Perhaps they recognized a snob when they saw one. One journalist of the 1870s wrote that he was like a begonia, his foliage showy and irrelevant. The epithet hit Adams hard. Had he become outmoded? For the next thirty years–years of frenetic intellectual output–Adams pondered the question. Too astute to refute the charge, he ultimately took to trumpeting his irrelevancy, grandiosely interpreting his apparent failure to effect change as part of a larger paradigm shift in values. The world of his forefathers, based on the revolutionary ideals of the Constitution and of Truth, Duty and Freedom, was clearly defunct. The new world, dominated by what he called “goldbugs” and power-hungry capitalists, had stamped out the class into which he was born. Money had replaced principles in determining policy. In such an environment, an Adams could not help but be as “antiquated as a mollusk from the Silurian period.”

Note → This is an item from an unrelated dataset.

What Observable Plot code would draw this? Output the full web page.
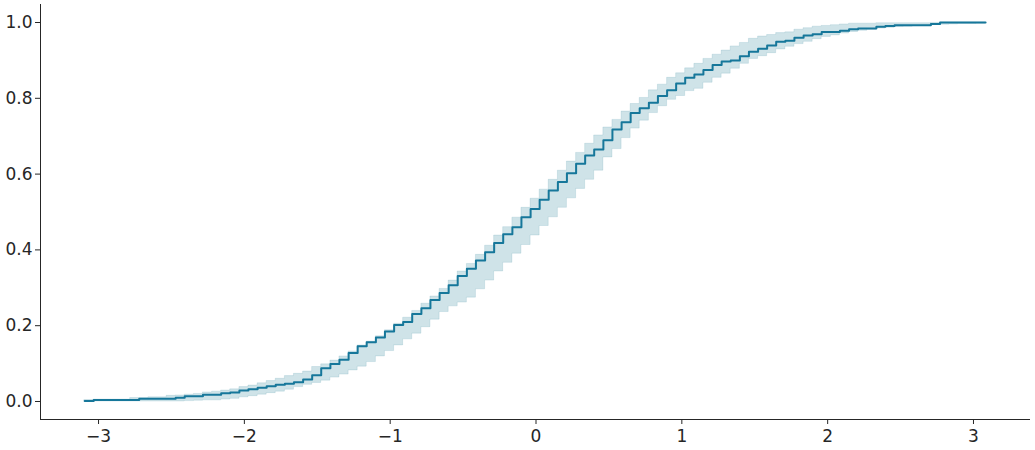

Of course, this self-serving pose of aristocratic disdain was not endearing to Adams’s contemporaries; it helped secure him a reputation as a rather hopeless blue-blooded aesthete. Even Henry James, the friend of his youth, wrote in a much-quoted letter that Adams was burdened by an “irresponsible self-conscious [e]xtravagant pessimism, the fruit not wholly unnatural…of a disappointed and ineffectual personal career.” Justice Oliver Wendell Holmes remarked that Adams wanted power “handed to him on a silver platter” and, when it wasn’t, narcissistically proceeded to turn everything to “dust and ashes.” The fact that most of Adams’s predictions (for example, that the Occidental world would very likely blow itself up in 1917 or thereabouts, that scientists would chase power into the atom some decades after, resulting in nuclear conflagration) were uncannily correct has not changed this viewpoint.
The third installment of Edward Chalfant’s new biography forces a radical revision of this view. Thanks to unprecedented access to various archival sources, including the Worthington Chauncey Ford Papers at the New York Public Library, and to various additions to the Letters, Chalfant reveals the startling extent of Adams’s political activity. It appears that Adams deliberately chose to act behind the scenes and that most of his political work was in fact anonymous. That he would have liked to be offered power on a silver platter is undoubtedly true. That he might have refused the platter is a possibility. He was, after all, plagued by that triumvirate of characteristics that define so many who aspire to greatness: ambivalence, insecurity and ambition.